In February 1941, Owens was permitted to fly to Portugal to meet Ritter, accompanied by Walter Dicketts, an ex RNAS officer who had worked in Air Intelligence during the previous war and had since served several prison sentences for fraud. Unable to trust Owens, MI5 had instructed Dicketts to verify Owens' bona fides and get himself infiltrated into Owens’ network, where he could be run as a separate, and if necessary, alternative source of information. Dicketts was instructed by Tar Robertson, head of the double agent section in MI5, to take his WW1 Staff Appointment with the Air Ministry to prove his value to the Germans, and to try and get himself taken into Germany for training. Ritter invited Dicketts to come to Hamburg for interrogation by experts from the Abwehr, which Dicketts accepted and was escorted through Spain and France into Germany. Ritter refused to allow Owens to accompany Dicketts and he was forced to remain behind in Lisbon. Using material provided to him by MI5, Dicketts managed to convince the Germans he was a traitor willing to betray his country for cash and to help end the war and was accepted as a German agent. Ritter instructed Dicketts to purchase a boat when he returned to England, so he could ferry German spies and sabotage equipment from the Nazi occupied Channel Islands into England.

Three weeks later, Dicketts was reunited with Owens in Lisbon and both flew back to England in late March, when Owens was found to be carrying £10,000 and explosive pens. Owens claimed to have informed Dicketts before he even went into Germany, that Owens had told Ritter that both he and Dicketts were working for MI5, a fact which Dicketts strenuously denied. Owens viewed the fact that Dicketts had nonetheless gone willingly into Germany as proof that he had been 'turned' by the Germans. MI5 spent countless hours interrogating each agent, and in the end Dicketts' account was believed by some in MI5, and not by others. Owens was imprisoned until the end of the war for having endangered Dicketts' life and for having revealed secret information that his pre-war German radio transmitter was being operated by MI5.
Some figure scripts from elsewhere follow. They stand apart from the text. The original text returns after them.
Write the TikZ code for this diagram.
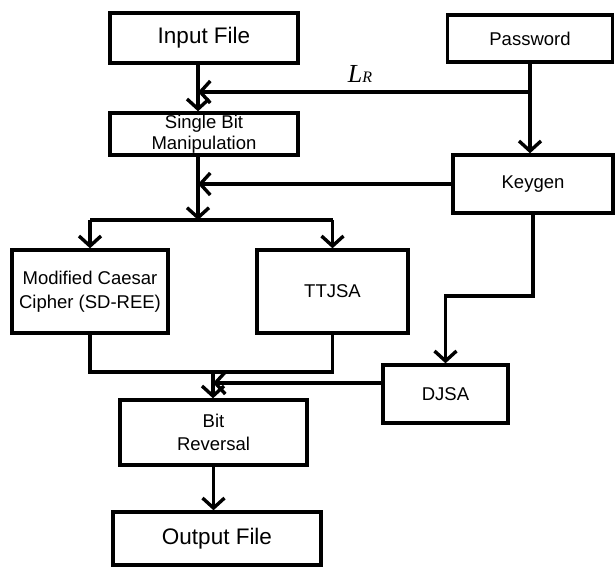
\documentclass[tikz,border=0pt]{standalone}
\usepackage{fontspec}
\setmainfont{Liberation Sans}
\newfontfamily\lrfont{Liberation Serif}
\usetikzlibrary{arrows.meta, positioning}
\tikzset{
  box/.style={rectangle, draw=black, line width=3.4pt, fill=white, inner sep=0pt,
              align=center, font=\fontsize{18.5}{23.5}\selectfont},
  bigbox/.style={box, font=\fontsize{22.5}{26}\selectfont},
  link/.style={draw=black, line width=3.4pt},
  flow/.style={link, -{Straight Barb[length=10pt, width=22pt]}}
}

\begin{document}
\begin{tikzpicture}[x=1pt, y=-1pt]
  \useasboundingbox (0,0) rectangle (616,567);
  \node[bigbox, minimum width=188pt, minimum height=50pt] (inp) at (204,38) {Input File};
  \node[box, minimum width=165pt, minimum height=47pt] (pwd) at (530,38.5) {Password};
  \node[box, minimum width=188pt, minimum height=42pt, font=\fontsize{18.5}{21.5}\selectfont] (sbm) at (204,134) {Single Bit\\Manipulation};
  \node[box, minimum width=160pt, minimum height=58pt] (key) at (533,184) {Keygen};
  \node[box, minimum width=156pt, minimum height=83pt] (mcc) at (90,291.5) {Modified Caesar\\Cipher (SD-REE)};
  \node[box, minimum width=151pt, minimum height=83pt] (tt) at (332.5,291.5) {TTJSA};
  \node[box, minimum width=125pt, minimum height=58pt] (djsa) at (445.5,394) {DJSA};
  \node[box, minimum width=187pt, minimum height=65pt] (bitr) at (213.5,432.5) {Bit\\Reversal};
  \node[bigbox, minimum width=208pt, minimum height=53pt] (outf) at (217,538.5) {Output File};
  \node[font=\lrfont\itshape\fontsize{26}{28}\selectfont] (lr) at (360,74)
    {L\fontsize{16}{18}\selectfont R};

  % junction points
  \coordinate (lrj) at (pwd.south |- 0,92);
  \coordinate (inj) at (198,92);
  \coordinate (kyj) at (key.west -| inj);
  \coordinate (spl) at (198,220);
  \coordinate (spa) at (mcc.north |- spl);
  \coordinate (spb) at (tt.north |- spl);
  \coordinate (mrg) at (213,372);
  \coordinate (mra) at (mcc.south |- mrg);
  \coordinate (mrb) at (tt.south |- mrg);
  \coordinate (djj) at (213,383);
  \coordinate (djw) at (djsa.west |- djj);
  \coordinate (kbend) at (key.south |- 0,296);
  \coordinate (dbend) at (djsa.north |- kbend);

  \draw[flow] ([xshift=-6pt]inp.south) -- ([xshift=-6pt]sbm.north);
  \draw[flow] (pwd.south) -- (pwd.south |- key.north);
  \draw[flow] (lrj) -- (inj);
  \draw[flow] (key.west) -- (kyj);
  \draw[flow] ([xshift=-6pt]sbm.south) -- (spl);
  \draw[link] (spa) -- (spb);
  \draw[flow] (spa) -- (mcc.north);
  \draw[flow] (spb) -- (tt.north);
  \draw[link] (mcc.south) -- (mra) -- (mrb) -- (tt.south);
  \draw[flow] (mrg) -- (mrg |- bitr.north);
  \draw[flow] (key.south) -- (kbend) -- (dbend) -- (djsa.north);
  \draw[flow] (djw) -- (djj);
  \draw[flow] (bitr.south) -- (bitr.south |- outf.north);
\end{tikzpicture}
\end{document}
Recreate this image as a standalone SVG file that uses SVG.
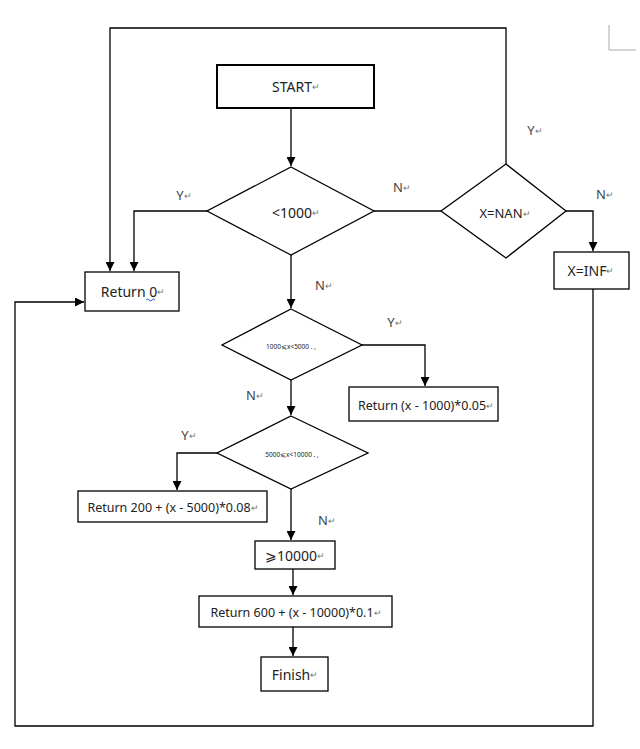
<svg xmlns="http://www.w3.org/2000/svg" width="640" height="749" viewBox="0 0 640 749">
<style>
.box{fill:#fff;stroke:#000;stroke-width:1.3}
.ln{fill:none;stroke:#000;stroke-width:1.3}
.t{font-family:"Noto Sans","Liberation Sans",sans-serif;font-size:14px;fill:#222;text-anchor:middle;dominant-baseline:central}
.s{font-family:"Noto Sans","Liberation Sans",sans-serif;font-size:6.5px;fill:#222;text-anchor:middle;dominant-baseline:central}
.pm{fill:#777;font-size:9px}
.lab{font-family:"Noto Sans","Liberation Sans",sans-serif;font-size:13px;fill:#444;text-anchor:middle;dominant-baseline:central}
</style>
<defs>
<marker id="ar" viewBox="0 0 10 10" refX="10" refY="5" markerWidth="9" markerHeight="9" markerUnits="userSpaceOnUse" orient="auto">
<path d="M0,0 L10,5 L0,10 z" fill="#000"/>
</marker>
</defs>
<rect width="640" height="749" fill="#fff"/>
<path d="M609,25 V50 H636" fill="none" stroke="#aaa" stroke-width="1"/>
<g id="connectors">
<path class="ln" d="M506,164 V28 H110 V271" marker-end="url(#ar)"/>
<path class="ln" d="M291,108 V166" marker-end="url(#ar)"/>
<path class="ln" d="M207,211 H134 V271" marker-end="url(#ar)"/>
<path class="ln" d="M374,211 H441"/>
<path class="ln" d="M566,211 H593 V251" marker-end="url(#ar)"/>
<path class="ln" d="M593,289 V726 H15 V302 H84" marker-end="url(#ar)"/>
<path class="ln" d="M291,255 V308" marker-end="url(#ar)"/>
<path class="ln" d="M362,345 H425 V386" marker-end="url(#ar)"/>
<path class="ln" d="M291,380 V415" marker-end="url(#ar)"/>
<path class="ln" d="M217,453 H177 V490" marker-end="url(#ar)"/>
<path class="ln" d="M291,489 V540" marker-end="url(#ar)"/>
<path class="ln" d="M293,569 V595" marker-end="url(#ar)"/>
<path class="ln" d="M293,627 V656" marker-end="url(#ar)"/>
</g>
<g id="labels">
<text class="lab" x="184" y="195">Y<tspan class="pm">↵</tspan></text>
<text class="lab" x="402" y="187">N<tspan class="pm">↵</tspan></text>
<text class="lab" x="535" y="130">Y<tspan class="pm">↵</tspan></text>
<text class="lab" x="605" y="194">N<tspan class="pm">↵</tspan></text>
<text class="lab" x="324" y="285">N<tspan class="pm">↵</tspan></text>
<text class="lab" x="395" y="322">Y<tspan class="pm">↵</tspan></text>
<text class="lab" x="255" y="395">N<tspan class="pm">↵</tspan></text>
<text class="lab" x="189" y="435">Y<tspan class="pm">↵</tspan></text>
<text class="lab" x="327" y="520">N<tspan class="pm">↵</tspan></text>
</g>
<g id="start">
<rect class="box" x="217" y="65" width="157" height="43" style="stroke-width:2"/>
<text class="t" x="296" y="86">START<tspan class="pm">↵</tspan></text>
</g>
<g id="lt1000">
<polygon class="box" points="291,167 374,211 291,255 207,211"/>
<text class="t" x="296" y="212">&lt;1000<tspan class="pm">↵</tspan></text>
</g>
<g id="nan">
<polygon class="box" points="506,164 566,211 506,258 441,211"/>
<text class="t" x="505" y="213" style="font-size:13px">X=NAN<tspan class="pm">↵</tspan></text>
</g>
<g id="inf">
<rect class="box" x="554" y="252" width="75" height="37"/>
<text class="t" x="591" y="270">X=INF<tspan class="pm">↵</tspan></text>
</g>
<g id="ret0">
<rect class="box" x="85" y="272" width="94" height="39"/>
<text class="t" x="133" y="291">Return 0<tspan class="pm">↵</tspan></text>
<path d="M146,300 q1.5,-2 3,0 t3,0 t3,0" fill="none" stroke="#2a55d8" stroke-width="1"/>
</g>
<g id="d2">
<polygon class="box" points="291,309 362,345 291,380 222,345"/>
<text class="s" x="291" y="346">1000⩽x&lt;5000 . ,</text>
</g>
<g id="r2">
<rect class="box" x="349" y="387" width="149" height="34"/>
<text class="t" x="426" y="405" style="font-size:12.5px">Return (x - 1000)*0.05<tspan class="pm">↵</tspan></text>
</g>
<g id="d3">
<polygon class="box" points="291,416 368,453 291,489 217,453"/>
<text class="s" x="292" y="454">5000⩽x&lt;10000 . ,</text>
</g>
<g id="r3">
<rect class="box" x="78" y="491" width="189" height="31"/>
<text class="t" x="173" y="507" style="font-size:12.5px">Return 200 + (x - 5000)*0.08<tspan class="pm">↵</tspan></text>
</g>
<g id="ge">
<rect class="box" x="255" y="541" width="80" height="28"/>
<text class="t" x="295" y="555">⩾10000<tspan class="pm">↵</tspan></text>
</g>
<g id="r4">
<rect class="box" x="199" y="596" width="193" height="31"/>
<text class="t" x="296" y="612" style="font-size:12.5px">Return 600 + (x - 10000)*0.1<tspan class="pm">↵</tspan></text>
</g>
<g id="finish">
<rect class="box" x="261" y="657" width="67" height="34"/>
<text class="t" x="295" y="674">Finish<tspan class="pm">↵</tspan></text>
</g>
</svg>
The collapse of the Snow network ended the careers of double agents, Snow, Charlie, GW, Biscuit, Summer and Celery, although GW was able to re-establish himself through another network. Dicketts continued to work as an agent for MI5 until 1943, undertaking a further mission to Lisbon to help an Abwehr officer defect, and spent six months in South America until March 1942.

A German agent, Willem Ter Braak, had landed in November 1940 and successfully obtained accommodation and rented an office. He was not picked up by the police despite having ration cards with false numbers; however, suspecting he was being watched, he committed suicide on 1 April 1941. This led to a suspicion of a parallel German network to the Owens agents. Owens was arrested and found himself in prison, where he was joined by Rudolf Hess, Hitler's Deputy Fuhrer, recently landed in Scotland and seeking a peace deal, possibly encouraged to do so by the false messages Owens had been sending. Dicketts was sent back to Portugal, where the Germans concluded he had not been turned as a double agent. With neither the Germans nor the British believing Owens was on their side, his career was over. The Germans had paid him at least £13,850, worth over £1m in today's terms.

==Later life==
MI5 used Owens' radio to inform the Germans that he was seriously ill, while interning Owens in Dartmoor Prison until the end of the war. In Dartmoor, Owens stayed in the hospital wing, which was termed Camp 001 for internees. While in prison, Owens continued to work for the British by befriending German inmates and feeding what he learned to MI5.

In 1939, Owens' son from his marriage, now 21 and possibly acting on his father's instructions, tried to get his father out of prison; when he bragged about sketching airfields and sending the information to Hamburg he was arrested and imprisoned. Owens' girlfriend Lily Bade married a local man and settled down with Owens' child.

On his release in May 1945, Owens signed the Official Secrets Act and was given £500 by MI5. Owens, now with the surname White, moved in 1948 to Ireland with a new wife and a new baby and settled in Harristown, County Dublin, where he died in 1957.

His daughter, Patricia Owens, was an actress best known for her starring role in the 1958 science-fiction horror film The Fly.